### Recorded data

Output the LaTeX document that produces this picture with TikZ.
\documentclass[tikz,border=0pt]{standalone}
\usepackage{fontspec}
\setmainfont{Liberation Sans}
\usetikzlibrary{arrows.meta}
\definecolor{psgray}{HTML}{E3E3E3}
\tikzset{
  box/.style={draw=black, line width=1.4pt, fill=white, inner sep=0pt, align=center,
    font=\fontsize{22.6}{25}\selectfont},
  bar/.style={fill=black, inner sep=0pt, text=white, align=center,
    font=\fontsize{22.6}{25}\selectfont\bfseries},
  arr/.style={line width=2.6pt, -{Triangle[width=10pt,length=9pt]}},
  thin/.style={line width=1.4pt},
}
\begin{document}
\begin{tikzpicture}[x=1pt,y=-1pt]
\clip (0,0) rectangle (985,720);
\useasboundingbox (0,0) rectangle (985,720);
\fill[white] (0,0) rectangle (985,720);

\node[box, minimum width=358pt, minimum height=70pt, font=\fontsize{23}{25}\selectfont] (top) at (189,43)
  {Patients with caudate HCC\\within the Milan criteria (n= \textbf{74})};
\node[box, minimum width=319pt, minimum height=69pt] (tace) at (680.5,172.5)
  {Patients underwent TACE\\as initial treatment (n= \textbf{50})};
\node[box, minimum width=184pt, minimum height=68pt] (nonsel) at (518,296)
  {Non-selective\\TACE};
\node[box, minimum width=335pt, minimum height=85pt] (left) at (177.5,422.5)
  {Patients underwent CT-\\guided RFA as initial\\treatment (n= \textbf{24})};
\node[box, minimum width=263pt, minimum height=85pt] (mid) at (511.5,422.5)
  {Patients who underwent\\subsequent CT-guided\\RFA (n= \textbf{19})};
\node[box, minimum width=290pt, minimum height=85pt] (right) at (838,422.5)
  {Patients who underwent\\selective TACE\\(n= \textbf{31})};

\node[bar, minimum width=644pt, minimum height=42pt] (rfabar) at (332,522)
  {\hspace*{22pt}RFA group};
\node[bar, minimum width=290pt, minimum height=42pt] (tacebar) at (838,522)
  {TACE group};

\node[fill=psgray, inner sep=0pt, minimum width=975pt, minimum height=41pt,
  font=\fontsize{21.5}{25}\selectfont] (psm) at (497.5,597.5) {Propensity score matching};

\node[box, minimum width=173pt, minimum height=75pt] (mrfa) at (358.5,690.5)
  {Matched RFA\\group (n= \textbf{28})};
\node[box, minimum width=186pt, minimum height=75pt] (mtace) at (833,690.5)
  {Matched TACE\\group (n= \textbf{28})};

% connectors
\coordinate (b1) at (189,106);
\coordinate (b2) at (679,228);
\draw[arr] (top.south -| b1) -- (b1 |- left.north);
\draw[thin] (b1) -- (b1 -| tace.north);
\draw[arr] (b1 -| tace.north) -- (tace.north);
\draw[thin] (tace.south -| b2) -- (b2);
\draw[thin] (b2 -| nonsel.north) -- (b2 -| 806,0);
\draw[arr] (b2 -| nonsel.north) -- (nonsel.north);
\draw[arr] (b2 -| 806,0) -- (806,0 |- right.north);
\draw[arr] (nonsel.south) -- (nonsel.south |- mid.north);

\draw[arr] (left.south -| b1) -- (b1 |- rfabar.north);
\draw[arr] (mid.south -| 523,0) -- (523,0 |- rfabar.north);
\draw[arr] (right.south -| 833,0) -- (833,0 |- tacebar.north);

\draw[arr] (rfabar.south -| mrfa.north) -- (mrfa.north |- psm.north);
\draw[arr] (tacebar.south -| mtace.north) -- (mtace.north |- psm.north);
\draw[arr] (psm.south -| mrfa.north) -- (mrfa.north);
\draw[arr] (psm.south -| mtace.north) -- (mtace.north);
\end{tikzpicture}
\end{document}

### Exercise directions
Return every line exactly.

### Response to this exercise
Output the LaTeX document that produces this picture with TikZ.
\documentclass[tikz,border=0pt]{standalone}
\usepackage{fontspec}
\setmainfont{Liberation Sans}
\usetikzlibrary{arrows.meta}
\definecolor{psgray}{HTML}{E3E3E3}
\tikzset{
  box/.style={draw=black, line width=1.4pt, fill=white, inner sep=0pt, align=center,
    font=\fontsize{22.6}{25}\selectfont},
  bar/.style={fill=black, inner sep=0pt, text=white, align=center,
    font=\fontsize{22.6}{25}\selectfont\bfseries},
  arr/.style={line width=2.6pt, -{Triangle[width=10pt,length=9pt]}},
  thin/.style={line width=1.4pt},
}
\begin{document}
\begin{tikzpicture}[x=1pt,y=-1pt]
\clip (0,0) rectangle (985,720);
\useasboundingbox (0,0) rectangle (985,720);
\fill[white] (0,0) rectangle (985,720);

\node[box, minimum width=358pt, minimum height=70pt, font=\fontsize{23}{25}\selectfont] (top) at (189,43)
  {Patients with caudate HCC\\within the Milan criteria (n= \textbf{74})};
\node[box, minimum width=319pt, minimum height=69pt] (tace) at (680.5,172.5)
  {Patients underwent TACE\\as initial treatment (n= \textbf{50})};
\node[box, minimum width=184pt, minimum height=68pt] (nonsel) at (518,296)
  {Non-selective\\TACE};
\node[box, minimum width=335pt, minimum height=85pt] (left) at (177.5,422.5)
  {Patients underwent CT-\\guided RFA as initial\\treatment (n= \textbf{24})};
\node[box, minimum width=263pt, minimum height=85pt] (mid) at (511.5,422.5)
  {Patients who underwent\\subsequent CT-guided\\RFA (n= \textbf{19})};
\node[box, minimum width=290pt, minimum height=85pt] (right) at (838,422.5)
  {Patients who underwent\\selective TACE\\(n= \textbf{31})};

\node[bar, minimum width=644pt, minimum height=42pt] (rfabar) at (332,522)
  {\hspace*{22pt}RFA group};
\node[bar, minimum width=290pt, minimum height=42pt] (tacebar) at (838,522)
  {TACE group};

\node[fill=psgray, inner sep=0pt, minimum width=975pt, minimum height=41pt,
  font=\fontsize{21.5}{25}\selectfont] (psm) at (497.5,597.5) {Propensity score matching};

\node[box, minimum width=173pt, minimum height=75pt] (mrfa) at (358.5,690.5)
  {Matched RFA\\group (n= \textbf{28})};
\node[box, minimum width=186pt, minimum height=75pt] (mtace) at (833,690.5)
  {Matched TACE\\group (n= \textbf{28})};

% connectors
\coordinate (b1) at (189,106);
\coordinate (b2) at (679,228);
\draw[arr] (top.south -| b1) -- (b1 |- left.north);
\draw[thin] (b1) -- (b1 -| tace.north);
\draw[arr] (b1 -| tace.north) -- (tace.north);
\draw[thin] (tace.south -| b2) -- (b2);
\draw[thin] (b2 -| nonsel.north) -- (b2 -| 806,0);
\draw[arr] (b2 -| nonsel.north) -- (nonsel.north);
\draw[arr] (b2 -| 806,0) -- (806,0 |- right.north);
\draw[arr] (nonsel.south) -- (nonsel.south |- mid.north);

\draw[arr] (left.south -| b1) -- (b1 |- rfabar.north);
\draw[arr] (mid.south -| 523,0) -- (523,0 |- rfabar.north);
\draw[arr] (right.south -| 833,0) -- (833,0 |- tacebar.north);

\draw[arr] (rfabar.south -| mrfa.north) -- (mrfa.north |- psm.north);
\draw[arr] (tacebar.south -| mtace.north) -- (mtace.north |- psm.north);
\draw[arr] (psm.south -| mrfa.north) -- (mrfa.north);
\draw[arr] (psm.south -| mtace.north) -- (mtace.north);
\end{tikzpicture}
\end{document}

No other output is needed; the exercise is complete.